3. Safer and faster incident response
Role-based routing and masked operational views allow analysts to investigate alerts without unnecessary access to sensitive information. This lowers insider risk and reduces regulatory scrutiny during investigations.
4. Easier compliance and audit readiness
Lineage and transformation metadata captured in the pipeline make it simple to demonstrate how data was governed. Teams spend less time preparing evidence for audits because privacy enforcement is built into the dataflow.
5. AI adoption with reduced privacy exposure
Pipelines that minimize and tag data at ingestion ensure AI models ingest clean, contextual, privacy-safe inputs. This reduces the risk of model training on sensitive or regulated attributes.
6. More predictable governance across environments
With pipeline-level enforcement, every downstream system inherits the same privacy posture. This removes the drift created by tool-by-tool configurations.
A pipeline that governs data in motion delivers both security gains and operational efficiency, which is why more teams are adopting this model as a foundational practice.
Build Privacy Where Data Begins
Most privacy failures do not originate in the systems that store or analyze data. They begin earlier, in the movement of raw logs, telemetry, and application events through pipelines that cross clouds, tools, and vendors. When sensitive information is collected without guardrails and allowed to spread, downstream controls can only contain the damage, not prevent it.

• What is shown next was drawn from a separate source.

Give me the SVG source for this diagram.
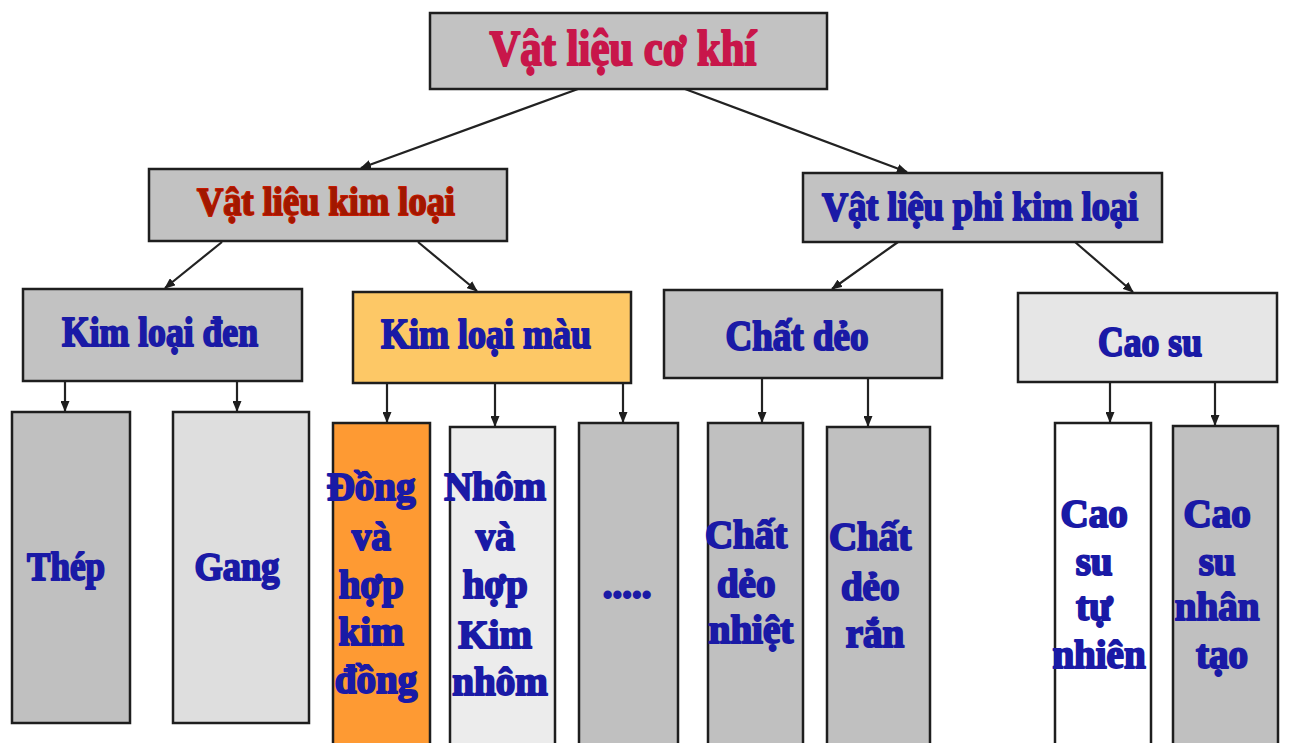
<svg xmlns="http://www.w3.org/2000/svg" width="1291" height="743" viewBox="0 0 1291 743">
<style>
.box{stroke:#1e1e1e;stroke-width:2.5}
.t{font-family:"Liberation Serif","DejaVu Serif",serif;font-weight:bold;text-anchor:middle;stroke-width:2;paint-order:stroke;stroke-linejoin:round}
.blue{fill:#1a1aa6;stroke:#1a1aa6}
.con{stroke:#222;stroke-width:2.2;fill:none;marker-end:url(#ah)}
</style>
<defs>
<marker id="ah" markerUnits="userSpaceOnUse" markerWidth="11" markerHeight="9" refX="10" refY="4.5" orient="auto">
<path d="M0,0 L11,4.5 L0,9 z" fill="#1e1e1e"/>
</marker>
</defs>
<rect width="1291" height="743" fill="#ffffff"/>
<g id="connectors">
<line class="con" x1="578" y1="89" x2="361" y2="168"/>
<line class="con" x1="685" y1="89" x2="907" y2="172"/>
<line class="con" x1="222" y1="242" x2="165" y2="288"/>
<line class="con" x1="418" y1="242" x2="477" y2="291"/>
<line class="con" x1="898" y1="242" x2="832" y2="289"/>
<line class="con" x1="1075" y1="242" x2="1133" y2="292"/>
<line class="con" x1="65" y1="381" x2="65" y2="411"/>
<line class="con" x1="237" y1="381" x2="237" y2="411"/>
<line class="con" x1="387" y1="383" x2="387" y2="422"/>
<line class="con" x1="495" y1="383" x2="495" y2="426"/>
<line class="con" x1="623" y1="383" x2="623" y2="422"/>
<line class="con" x1="762" y1="378" x2="762" y2="422"/>
<line class="con" x1="868" y1="378" x2="868" y2="426"/>
<line class="con" x1="1110" y1="382" x2="1110" y2="422"/>
<line class="con" x1="1215" y1="382" x2="1215" y2="425"/>
</g>
<g id="vat-lieu-co-khi">
<rect class="box" x="430" y="13" width="397" height="76" fill="#c2c2c2"/>
<text class="t" x="623" y="65" font-size="50" fill="#c8164a" stroke="#c8164a" textLength="267" lengthAdjust="spacingAndGlyphs">Vật liệu cơ khí</text>
</g>
<g id="vat-lieu-kim-loai">
<rect class="box" x="149" y="169" width="358" height="72" fill="#c2c2c2"/>
<text class="t" x="326" y="215" font-size="41" fill="#a01800" stroke="#c81800" textLength="258" lengthAdjust="spacingAndGlyphs">Vật liệu kim loại</text>
</g>
<g id="vat-lieu-phi-kim-loai">
<rect class="box" x="803" y="173" width="359" height="69" fill="#c2c2c2"/>
<text class="t blue" x="980" y="220" font-size="41" textLength="316" lengthAdjust="spacingAndGlyphs">Vật liệu phi kim loại</text>
</g>
<g id="kim-loai-den">
<rect class="box" x="23" y="289" width="279" height="92" fill="#c2c2c2"/>
<text class="t blue" x="160" y="346" font-size="42" textLength="196" lengthAdjust="spacingAndGlyphs">Kim loại đen</text>
</g>
<g id="kim-loai-mau">
<rect class="box" x="353" y="292" width="278" height="91" fill="#fdc866"/>
<text class="t blue" x="486" y="348" font-size="42" textLength="210" lengthAdjust="spacingAndGlyphs">Kim loại màu</text>
</g>
<g id="chat-deo">
<rect class="box" x="664" y="290" width="278" height="88" fill="#c2c2c2"/>
<text class="t blue" x="797" y="350" font-size="42" textLength="143" lengthAdjust="spacingAndGlyphs">Chất dẻo</text>
</g>
<g id="cao-su">
<rect class="box" x="1018" y="293" width="259" height="89" fill="#e6e6e6"/>
<text class="t blue" x="1150" y="356" font-size="42" textLength="104" lengthAdjust="spacingAndGlyphs">Cao su</text>
</g>
<g id="thep">
<rect class="box" x="12" y="412" width="118" height="311" fill="#c0c0c0"/>
<text class="t blue" x="66" y="580" font-size="41" textLength="78" lengthAdjust="spacingAndGlyphs">Thép</text>
</g>
<g id="gang">
<rect class="box" x="173" y="412" width="136" height="311" fill="#dedede"/>
<text class="t blue" x="237" y="580" font-size="41" textLength="85" lengthAdjust="spacingAndGlyphs">Gang</text>
</g>
<g id="dong">
<rect class="box" x="333" y="423" width="97" height="335" fill="#fe9a33"/>
<text class="t blue" font-size="39">
<tspan x="376" y="500">Đồng</tspan>
<tspan x="376" y="550">và</tspan>
<tspan x="376" y="598">hợp</tspan>
<tspan x="376" y="645">kim</tspan>
<tspan x="376" y="693">đồng</tspan>
</text>
</g>
<g id="nhom">
<rect class="box" x="450" y="427" width="105" height="330" fill="#ececec"/>
<text class="t blue" font-size="39">
<tspan x="500" y="500">Nhôm</tspan>
<tspan x="500" y="550">và</tspan>
<tspan x="500" y="598">hợp</tspan>
<tspan x="500" y="648">Kim</tspan>
<tspan x="500" y="695">nhôm</tspan>
</text>
</g>
<g id="khac">
<rect class="box" x="579" y="423" width="99" height="335" fill="#c0c0c0"/>
<text class="t blue" x="627" y="598" font-size="39">.....</text>
</g>
<g id="chat-deo-nhiet">
<rect class="box" x="708" y="423" width="95" height="335" fill="#c0c0c0"/>
<text class="t blue" font-size="39">
<tspan x="751" y="548">Chất</tspan>
<tspan x="751" y="597">dẻo</tspan>
<tspan x="751" y="643">nhiệt</tspan>
</text>
</g>
<g id="chat-deo-ran">
<rect class="box" x="827" y="427" width="103" height="330" fill="#c0c0c0"/>
<text class="t blue" font-size="39">
<tspan x="875" y="550">Chất</tspan>
<tspan x="875" y="600">dẻo</tspan>
<tspan x="875" y="647">rắn</tspan>
</text>
</g>
<g id="cao-su-tu-nhien">
<rect class="box" x="1055" y="423" width="96" height="335" fill="#ffffff"/>
<text class="t blue" font-size="39">
<tspan x="1099" y="527">Cao</tspan>
<tspan x="1099" y="575">su</tspan>
<tspan x="1099" y="620">tự</tspan>
<tspan x="1099" y="668">nhiên</tspan>
</text>
</g>
<g id="cao-su-nhan-tao">
<rect class="box" x="1173" y="426" width="105" height="332" fill="#c0c0c0"/>
<text class="t blue" font-size="39">
<tspan x="1222" y="527">Cao</tspan>
<tspan x="1222" y="575">su</tspan>
<tspan x="1222" y="620">nhân</tspan>
<tspan x="1222" y="668">tạo</tspan>
</text>
</g>
</svg>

Embedding privacy directly into the pipeline changes this dynamic. Inline detection, minimization, sensitivity-aware routing, and consistent lineage turn the pipeline into the first and most reliable enforcement layer. Every downstream consumer inherits the same governed posture, which strengthens security, simplifies compliance, and reduces operational overhead.
Modern data ecosystems demand privacy that moves with the data, not privacy that waits for it to arrive. Treating the pipeline as a control surface provides that consistency. When organizations govern data at the point of entry, they reduce risk from the very start and build a safer foundation for analytics and AI.